Misogynists Are Targeting Sex Workers Online With This Viral Campaign

Sad woman on phone


Profile Picture
The internet is a strange (and slightly disgusting) place. But just when you thought it couldn't get any stranger or more gross, a group of self-proclaimed "gamers" (read: misogynists) have "united" to take down sex workers. How? By reporting them to the IRS. 

Earlier this week, an "influencer" (read: creep) took to his Facebook page to urge his followers to report sex workers to the IRS. 

Jezebel reports he said that his online horde “Need to get rid of them, or they need to pay taxes if it’s real work." His post launched the now viral #ThotAudit — a campaign by internet trolls to audit sex workers, primarily those who sell photos or videos online. 
"GAMERS UNITE!!!," he wrote on Snapchat. 
Another Twitter-famous (read: infamous) misogynist wrote of the campaign: “Men are aggressively organizing to report all thots.
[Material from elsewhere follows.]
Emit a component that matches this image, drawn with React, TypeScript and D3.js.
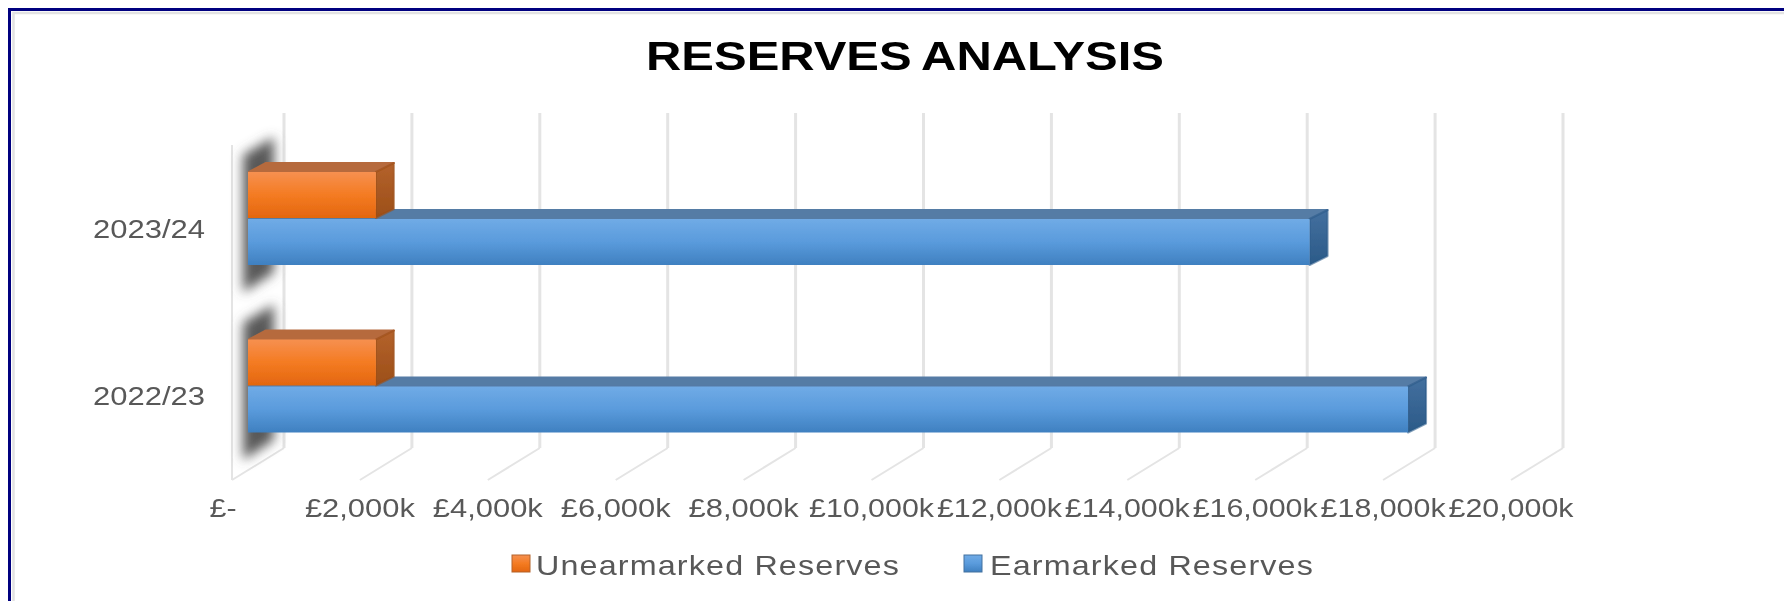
import React from "react";
import * as d3 from "d3";

const categories = ["2023/24", "2022/23"];
const seriesNames = ["Unearmarked Reserves", "Earmarked Reserves"];
const unearmarked = [2000, 2000];
const earmarked = [16600, 18140];
const xTicks = [0, 2000, 4000, 6000, 8000, 10000, 12000, 14000, 16000, 18000, 20000];

const width = 1784;
const height = 601;
const FONT = "'Liberation Sans', Arial, sans-serif";

// chart box: back wall of the 3D plot, floor runs forward from it
const back = { left: 284, right: 1563, top: 113, bottom: 448 };
const wall = { dx: -52, dy: 32 };
const plane = { dx: -36, dy: 22 }; // where the front face of the bars sits
const depth = { dx: 18, dy: -9 };

const x = d3.scaleLinear().domain([0, 20000]).range([0, back.right - back.left]);
const y0 = d3.scaleBand().domain(categories).range([back.top, back.bottom]);
const y1 = d3.scaleBand().domain(seriesNames).range([37, 131]);

const tickLabel = (v: number) => (v === 0 ? "£-" : "£" + d3.format(",")(v) + "k");
const tickWidth = (v: number) => (v === 0 ? 27 : v >= 10000 ? 125 : 110);

const colors = [
  { id: "orange", stops: ["#f69050", "#f47b22", "#e3660f"], top: "#b66b3e", side: ["#b4622c", "#9c4f18"] },
  { id: "blue", stops: ["#70abe6", "#5a9bdc", "#3f80c0"], top: "#557ba5", side: ["#44709f", "#2b5a88"] },
];

function Bar({ cat, value, s }: { cat: string; value: number; s: number }) {
  const c = colors[s];
  const left = back.left + plane.dx;
  const right = left + x(value);
  const top = y0(cat)! + plane.dy + y1(seriesNames[s])!;
  const bottom = top + y1.bandwidth() - 1;
  const d = depth;
  return (
    <g strokeLinejoin="round" strokeWidth={2}>
      <path
        d={`M${left + 1},${top}L${left + d.dx},${top + d.dy}H${right + d.dx}L${right},${top}Z`}
        fill={c.top}
        stroke={c.top}
      />
      <path
        d={`M${right},${top}L${right + d.dx},${top + d.dy}V${bottom + d.dy}L${right},${bottom}Z`}
        fill={`url(#side-${c.id})`}
        stroke={c.side[1]}
        strokeOpacity={0.6}
      />
      <rect x={left} y={top} width={right - left} height={bottom - top} fill={`url(#front-${c.id})`} />
    </g>
  );
}

function Shadow({ cat }: { cat: string }) {
  const left = back.left + plane.dx;
  const top = y0(cat)! + plane.dy;
  const h = y0.bandwidth();
  const path = `M${left - 5},${top + 20}L${left + 26},${top + 2}V${top + h - 30}L${left - 5},${top + h - 10}Z`;
  return <path d={path} fill="#585858" />;
}

export default function App() {
  return (
    <svg
      width={width}
      height={height}
      style={{ position: "absolute", left: 0, top: 0, display: "block", background: "#fff" }}
    >
      <defs>
        {colors.map((c) => (
          <React.Fragment key={c.id}>
            <linearGradient id={`front-${c.id}`} x1="0" y1="0" x2="0" y2="1">
              <stop offset="0" stopColor={c.stops[0]} />
              <stop offset="0.5" stopColor={c.stops[1]} />
              <stop offset="1" stopColor={c.stops[2]} />
            </linearGradient>
            <linearGradient id={`side-${c.id}`} x1="0" y1="0" x2="0" y2="1">
              <stop offset="0" stopColor={c.side[0]} />
              <stop offset="1" stopColor={c.side[1]} />
            </linearGradient>
          </React.Fragment>
        ))}
        <filter id="soft" x="-5%" y="-5%" width="110%" height="110%">
          <feGaussianBlur stdDeviation="0.7" />
        </filter>
        <filter id="shadow" filterUnits="userSpaceOnUse" x="180" y="90" width="160" height="420">
          <feGaussianBlur stdDeviation="6" />
        </filter>
      </defs>

      {/* frame */}
      <path d={`M9.5,${height}V9.5H${width}`} fill="none" stroke="#00007f" strokeWidth={3} />
      <path d={`M13.5,${height}V13H${width}`} fill="none" stroke="#e2e2e2" strokeWidth={2.5} />

      <g filter="url(#soft)">
        <text x={905} y={70} textAnchor="middle" fontFamily={FONT} fontWeight={700} fontSize={41} wordSpacing={-2} textLength={518} lengthAdjust="spacingAndGlyphs" fill="#000">
          RESERVES ANALYSIS
        </text>

        {/* gridlines and floor */}
        {xTicks.map((t) => {
          const gx = back.left + x(t);
          return (
            <g key={t} fill="none" stroke="#e4e4e4">
              <line x1={gx} x2={gx} y1={back.top} y2={back.bottom} strokeWidth={3} />
              <line x1={gx} x2={gx + wall.dx} y1={back.bottom} y2={back.bottom + wall.dy} strokeWidth={2} />
            </g>
          );
        })}
        <line
          x1={back.left + wall.dx}
          x2={back.left + wall.dx}
          y1={back.top + wall.dy}
          y2={back.bottom + wall.dy}
          stroke="#e4e4e4"
          strokeWidth={2}
        />

        <g filter="url(#shadow)">
          {categories.map((c) => (
            <Shadow key={c} cat={c} />
          ))}
        </g>

        {categories.map((c, i) => (
          <g key={c}>
            <Bar cat={c} value={earmarked[i]} s={1} />
            <Bar cat={c} value={unearmarked[i]} s={0} />
          </g>
        ))}

        {/* category labels */}
        {categories.map((c) => (
          <text
            key={c}
            x={205}
            y={y0(c)! + y0.bandwidth() / 2 + wall.dy + 9}
            textAnchor="end"
            fontFamily={FONT}
            fontSize={25}
            textLength={112}
            lengthAdjust="spacingAndGlyphs"
            fill="#595959"
          >
            {c}
          </text>
        ))}

        {/* value axis labels */}
        {xTicks.map((t) => (
          <text
            key={t}
            x={back.left + wall.dx + x(t) - (t === 0 ? 9 : 0)}
            y={517}
            textAnchor="middle"
            fontFamily={FONT}
            fontSize={25}
            textLength={tickWidth(t)}
            lengthAdjust="spacingAndGlyphs"
            fill="#595959"
          >
            {tickLabel(t)}
          </text>
        ))}

        {/* legend */}
        {seriesNames.map((name, i) => {
          const sx = [512, 964][i];
          const c = colors[i];
          return (
            <g key={name}>
              <rect x={sx} y={555} width={18} height={17} fill={`url(#front-${c.id})`} stroke={c.side[0]} strokeWidth={1} />
              <text
                x={sx + [24, 26][i]}
                y={575}
                fontFamily={FONT}
                fontSize={28}
                letterSpacing={1}
                textLength={[364, 324][i]}
                lengthAdjust="spacingAndGlyphs"
                fill="#595959"
              >
                {name}
              </text>
            </g>
          );
        })}
      </g>
    </svg>
  );
}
I don’t blame them: these girls are getting a free ride via... a broken sexual marketplace that is rigged in the favor of females.”
Men are allegedly requesting "services" from workers, then using that communication to report them to the government. However, only one instance of this happening has been recorded on Twitter. 

Most sex workers aren't nervous about the audit because they, well, pay taxes. 
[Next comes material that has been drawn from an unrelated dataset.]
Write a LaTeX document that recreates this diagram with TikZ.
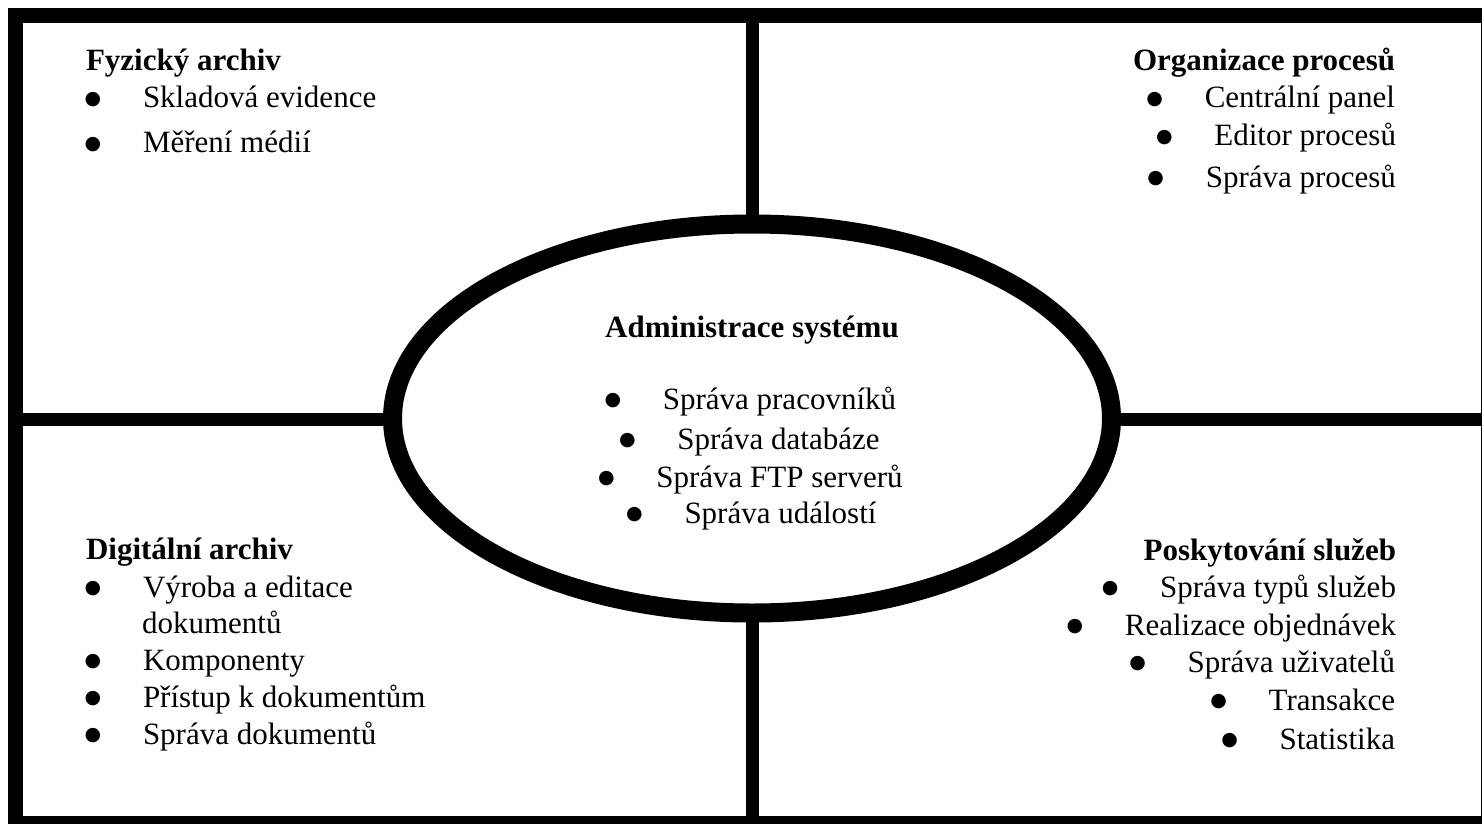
\documentclass[tikz,border=0pt]{standalone}
\usepackage{fontspec}
\setmainfont{Liberation Serif}
\newfontfamily\symfont{DejaVu Sans}
\newcommand\bu{\raisebox{1.8pt}{\symfont\fontsize{9.5pt}{10pt}\selectfont ●}}
\newcommand\bitem[1]{\makebox[0pt]{\bu}\hspace{25pt}#1}
\begin{document}
\begin{tikzpicture}[x=0.5pt,y=-0.5pt,
  every node/.style={inner sep=0pt,outer sep=0pt,font=\fontsize{15.5pt}{18pt}\selectfont},
  heading/.style={font=\fontsize{15.5pt}{18pt}\selectfont\bfseries},
  lft/.style={anchor=base west},
  rgt/.style={anchor=base east},
  ctr/.style={anchor=base},
  bar/.style={fill=black}]
\useasboundingbox (0,0) rectangle (1482,824);
% frame
\fill[bar] (8,8) rectangle (1481.5,23);
\fill[bar] (8,8) rectangle (23,824);
\fill[bar] (8,816) rectangle (1482,824);
\fill[bar] (1480.5,8) rectangle (1482,824);
% dividers
\fill[bar] (745.5,23) rectangle (758.5,816);
\fill[bar] (23,412.8) rectangle (1482,425.8);
% ellipse
\draw[line width=9.5pt,fill=white] (752,418.5) ellipse [x radius=179.75pt, y radius=97.25pt];
% top left
\node[heading,lft] (fa) at (86,71) {Fyzický archiv};
\node[lft] (fa1) at (93,108) {\bitem{Skladová evidence}};
\node[lft] (fa2) at (93,153) {\bitem{Měření médií}};
% top right
\node[heading,rgt] (op) at (1395,71) {Organizace procesů};
\node[rgt] (op1) at (1395,108) {\bitem{Centrální panel}};
\node[rgt] (op2) at (1396,146) {\bitem{Editor procesů}};
\node[rgt] (op3) at (1396,187) {\bitem{Správa procesů}};
% centre
\node[heading,ctr] (as) at (752,337) {Administrace systému};
\node[ctr] (as1) at (754.5,409) {\bitem{Správa pracovníků}};
\node[ctr] (as2) at (753.5,449) {\bitem{Správa databáze}};
\node[ctr] (as3) at (754.5,487) {\bitem{Správa FTP serverů}};
\node[ctr] (as4) at (755.5,523) {\bitem{Správa událostí}};
% bottom left
\node[heading,lft] (da) at (86,559) {Digitální archiv};
\node[lft] (da1) at (93,597) {\bitem{Výroba a editace}};
\node[lft] (da1b) at (142,633) {dokumentů};
\node[lft] (da2) at (93,670) {\bitem{Komponenty}};
\node[lft] (da3) at (93,707) {\bitem{Přístup k dokumentům}};
\node[lft] (da4) at (93,744) {\bitem{Správa dokumentů}};
% bottom right
\node[heading,rgt] (ps) at (1396,560) {Poskytování služeb};
\node[rgt] (ps1) at (1396,597) {\bitem{Správa typů služeb}};
\node[rgt] (ps2) at (1396,635) {\bitem{Realizace objednávek}};
\node[rgt] (ps3) at (1395,672) {\bitem{Správa uživatelů}};
\node[rgt] (ps4) at (1395,710) {\bitem{Transakce}};
\node[rgt] (ps5) at (1395,749) {\bitem{Statistika}};
\end{tikzpicture}
\end{document}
Sex workers across the internet came forward to say they're quite knowledgable about their tax responsibilities, and that they abide by tax law.
"Oh my god get over yourselves, sex workers already pay our taxes," said writer and adult actress Lorelei Lee on Twitter.
"It’s just a new retread of the ‘criminal sluts’ male fantasy of sex work: that we’re all ‘loose women’ who are too lazy to do ‘real work’ and make a killing without paying taxes,” writer and sex worker Maggie McNeill said to Jezebel.

But this phenomenon is indicative of something seriously scary — for everyone.

While sex workers may not need to be fearful of audits, there is a reason to fear doxxing (the searching for and publishing of private or identifying information about a particular individual on the Internet) and stalking from these perpetrators. This is violence sex workers frequently encounter due to societal perceptions of their work, just on a grander level. 
Even if you don't agree with sex work, this misogynistic rhetoric reveals a deep hatred for women's autonomy, female sexuality, and female economic empowerment. It's a deep hatred popular enough to feed a viral thread. And other women are directly in its line of fire.